No this isn't about existing equipment, it's about new equipment that comes in.
There's a fairly high replacement rate, and so it's not about existing equipment as I say, it's…
Will the new equipment be more expensive?
It's unlikely to be, in fact. What was happening was there was dumping in Australia, but still sales at reasonably high prices.
And the best advice we have is that the net impact will be a saving of about $6.5 billion over 20 years.
And in particular it is likely to lower the number of deaths associated with long term exposure to particulate matter, children's respiratory admissions – now this will take time to have an impact but you can't think of anything that's more important – and cardiovascular hospital admissions attributable to short term levels of particulate matter.
We have some of the best air in the world but it's still not good enough.
All the states and territories, all of the industry bodies, it's I think one of those moments where Australia's really done the right thing.

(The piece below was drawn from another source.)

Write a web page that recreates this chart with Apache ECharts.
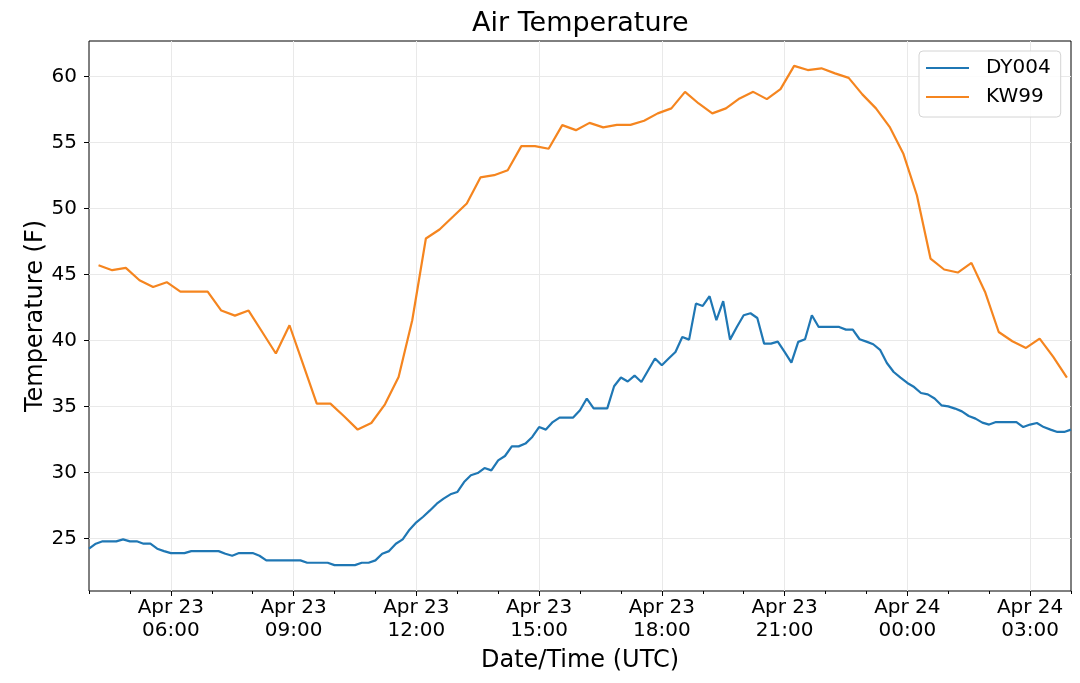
<!DOCTYPE html>
<html><head><meta charset="utf-8">
<script src="https://cdn.jsdelivr.net/npm/echarts@6/dist/echarts.min.js"></script>
<style>html,body{margin:0;padding:0;background:#fff}#c{width:1080px;height:683px}</style>
</head><body><div id="c"></div>
<script>
// ---- data ----
const seriesNames = ['DY004', 'KW99'];
const dyStart = '2021-04-23T04:00:00Z';
const dyStepMinutes = 10;
const dyValues = [
  24.24,24.62,24.80,24.80,24.80,24.95,24.80,24.80,24.62,24.62,24.24,24.06,
  23.91,23.91,23.91,24.06,24.06,24.06,24.06,24.06,23.86,23.71,23.91,23.91,
  23.91,23.71,23.36,23.36,23.36,23.36,23.36,23.36,23.18,23.18,23.18,23.18,
  23.00,23.00,23.00,23.00,23.18,23.18,23.36,23.86,24.06,24.62,24.95,25.68,
  26.24,26.66,27.14,27.65,28.03,28.36,28.53,29.29,29.80,29.97,30.35,30.17,
  30.93,31.26,31.99,31.99,32.20,32.70,33.45,33.26,33.83,34.17,34.17,34.17,
  34.72,35.61,34.87,34.87,34.87,36.54,37.20,36.90,37.35,36.86,37.75,38.64,
  38.13,38.64,39.14,40.27,40.07,42.80,42.62,43.36,41.54,42.98,40.07,41.03,
  41.92,42.07,41.71,39.77,39.77,39.92,39.14,38.33,39.90,40.10,41.92,41.03,
  41.03,41.03,41.03,40.83,40.83,40.10,39.92,39.72,39.30,38.30,37.62,37.19,
  36.79,36.48,36.03,35.93,35.61,35.10,35.02,34.85,34.64,34.29,34.09,33.79,
  33.64,33.83,33.83,33.83,33.83,33.45,33.64,33.76,33.45,33.26,33.08,33.08,
  33.26
];
const kwStart = '2021-04-23T04:14:00Z';
const kwStepMinutes = 20;
const kwValues = [
  45.70,45.33,45.50,44.57,44.06,44.42,43.71,43.71,43.71,42.27,41.89,42.27,
  40.65,39.02,41.16,38.20,35.23,35.23,34.27,33.26,33.76,35.17,37.24,41.54,
  47.73,48.41,49.39,50.38,52.35,52.52,52.90,54.72,54.72,54.52,56.31,55.93,
  56.48,56.14,56.33,56.33,56.64,57.20,57.58,58.83,57.95,57.20,57.58,58.33,
  58.83,58.28,59.04,60.80,60.48,60.61,60.23,59.89,58.64,57.58,56.18,54.17,
  51.00,46.21,45.38,45.15,45.88,43.68,40.65,39.95,39.44,40.15,38.76,37.20
];
const xTickTimes = [
  '2021-04-23T06:00:00Z','2021-04-23T09:00:00Z','2021-04-23T12:00:00Z',
  '2021-04-23T15:00:00Z','2021-04-23T18:00:00Z','2021-04-23T21:00:00Z',
  '2021-04-24T00:00:00Z','2021-04-24T03:00:00Z'
];
const xRange = ['2021-04-23T04:00:00Z', '2021-04-24T04:00:00Z'];
const yTicks = [25, 30, 35, 40, 45, 50, 55, 60];
const yRange = [21.04, 62.68];
const monthNames = ['Jan','Feb','Mar','Apr','May','Jun','Jul','Aug','Sep','Oct','Nov','Dec'];

// ---- build ----
function toPairs(start, stepMin, values) {
  const t0 = Date.parse(start);
  return values.map((v, i) => [t0 + i * stepMin * 60000, v]);
}
const pad2 = n => (n < 10 ? '0' : '') + n;
function fmtTime(v) {
  const d = new Date(v);
  return monthNames[d.getUTCMonth()] + ' ' + d.getUTCDate() + '\n' +
    pad2(d.getUTCHours()) + ':' + pad2(d.getUTCMinutes());
}
const xTicks = xTickTimes.map(s => Date.parse(s));
const xMin = Date.parse(xRange[0]), xMax = Date.parse(xRange[1]);
const FONT = 'DejaVu Sans';
const gridColor = '#e9e9e9';

const chart = echarts.init(document.getElementById('c'), null, {renderer: 'canvas'});
chart.setOption({
  animation: false,
  backgroundColor: '#fff',
  textStyle: {fontFamily: FONT},
  title: {
    text: 'Air Temperature', left: 467, top: 5,
    textStyle: {fontFamily: FONT, fontSize: 27, fontWeight: 'normal', color: '#000'}
  },
  grid: {left: 89, top: 41, width: 982, height: 550, show: true,
         borderColor: '#000', borderWidth: 1, backgroundColor: 'transparent'},
  legend: {
    orient: 'vertical', left: 919, top: 51,
    icon: 'rect', itemWidth: 43, itemHeight: 2, itemGap: 9,
    padding: [7, 10, 10, 7],
    backgroundColor: 'rgba(255,255,255,0.85)', borderColor: '#d4d4d4',
    borderWidth: 1, borderRadius: 4,
    textStyle: {fontFamily: FONT, fontSize: 20, lineHeight: 20, color: '#000', padding: [0,0,0,12]},
    data: seriesNames
  },
  xAxis: [{
    type: 'value', min: xMin, max: xMax,
    axisLine: {show: false},
    axisTick: {show: true, customValues: xTicks, length: 5, lineStyle: {color: '#000'}},
    axisLabel: {customValues: xTicks, formatter: fmtTime, fontFamily: FONT, fontSize: 20,
                lineHeight: 23.5, color: '#000', margin: 5},
    splitLine: {show: true, lineStyle: {color: gridColor, width: 1}},
    name: 'Date/Time (UTC)', nameLocation: 'middle', nameGap: 58,
    nameMoveOverlap: false,
    nameTextStyle: {fontFamily: FONT, fontSize: 24, color: '#000'}
  }, {
    type: 'value', min: xMin, max: xMax, interval: 3600000, position: 'bottom',
    axisLine: {show: false},
    axisTick: {show: true, length: 3, lineStyle: {color: '#000'}},
    axisLabel: {show: false}, splitLine: {show: false}
  }],
  yAxis: {
    type: 'value', min: yRange[0], max: yRange[1],
    axisLine: {show: false},
    axisTick: {show: true, customValues: yTicks, length: 5, lineStyle: {color: '#000'}},
    axisLabel: {customValues: yTicks, fontFamily: FONT, fontSize: 20, color: '#000', margin: 12},
    splitLine: {show: true, lineStyle: {color: gridColor, width: 1}},
    name: 'Temperature (F)', nameLocation: 'middle', nameGap: 41,
    nameMoveOverlap: false,
    nameTextStyle: {fontFamily: FONT, fontSize: 24, color: '#000'}
  },
  series: [{
    name: seriesNames[0], type: 'line', xAxisIndex: 0, symbol: 'none', showSymbol: false,
    data: toPairs(dyStart, dyStepMinutes, dyValues),
    lineStyle: {width: 2.2, color: '#1f77b4'}, itemStyle: {color: '#1f77b4'}
  }, {
    name: seriesNames[1], type: 'line', xAxisIndex: 0, symbol: 'none', showSymbol: false,
    data: toPairs(kwStart, kwStepMinutes, kwValues),
    lineStyle: {width: 2.2, color: '#f5851f'}, itemStyle: {color: '#f5851f'}
  }]
});
</script>
</body></html>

Okay you must have expected this but still you must have been disappointed that there are some Coalition MPs who have taken pot shots at you, the Foreign Minister, the Prime Minister about the climate talks in Paris and the deal that was signed.
Look there are always views from different people and I respect those deeply.
At the end of the day, Australia has been present at the creation – we were a very important part of the outcomes in Paris, we were perhaps the critical, or one of the critical, players in the deal to phase down HFCs which is a particular gas that will save the world about 90 billion tonnes.
We were – the deal for the 2020 agreement was struck in the Australian rooms at the end of week one and then we played a very important role in the overall global agreement.
It protects Australia by bringing everybody into the cart and the beauty of it is we'll achieve our targets without an electricity tax.
Obviously our opponents want an electricity tax, we'll be able to do it without an electricity tax and…
But how are we…
having others on board is…
But how are we in the long term minister, going to be able to achieve some of the more ambitious aims in the longer term without cutting back on the coal industry – that's what I don't get.
I mean it's all good and fine to say we have these wonderful aims but it doesn't seem terribly practical if there is no will within the Coalition to cut back the coal industry.
Well I think what you're seeing is a quiet transition that's already occurring.
So there'll be a 19 per cent reduction in coal-fired capacity between 2010 and 2022 on current announcements.
So that's without presuming any further announcements. So that's quite significant.
At the same time we're going, over this five year period, through a doubling of large scale renewable energy and we've already become the highest per capita country in terms of household solar. We're double the next best country.
So you're actually seeing quite a transition which because it's been managed isn't making big headlines but in reality you're seeing a decrease in coal-fired capacity and a doubling of renewable capacity.
But you're going to run into big problems shortly aren't you with the coal industry coming back at you?
Look I think what we've seen is a pretty strong welcoming of this from the Australian Industry Group, from the Business Council of Australia, from the Minerals Council.
So their view is that we've struck a really good balance, that the deal that comes out of Paris means that everybody for the first time is in the cart or in the tent, that means China and India, Indonesia and Brazil, South Africa and so many other major developing countries are for the first time committing to targets.
That means that we're not just doing it alone or it's not just developed countries.
And that's only good for Australia because two things happen – you get the best chance to reduce emissions, but you make sure that we're not at a competitive disadvantage.
Secondly by doing that we're also able to reap the benefits – if the other countries have technology developments, we get access to them.
Okay then Minister, thank you very much indeed for your time.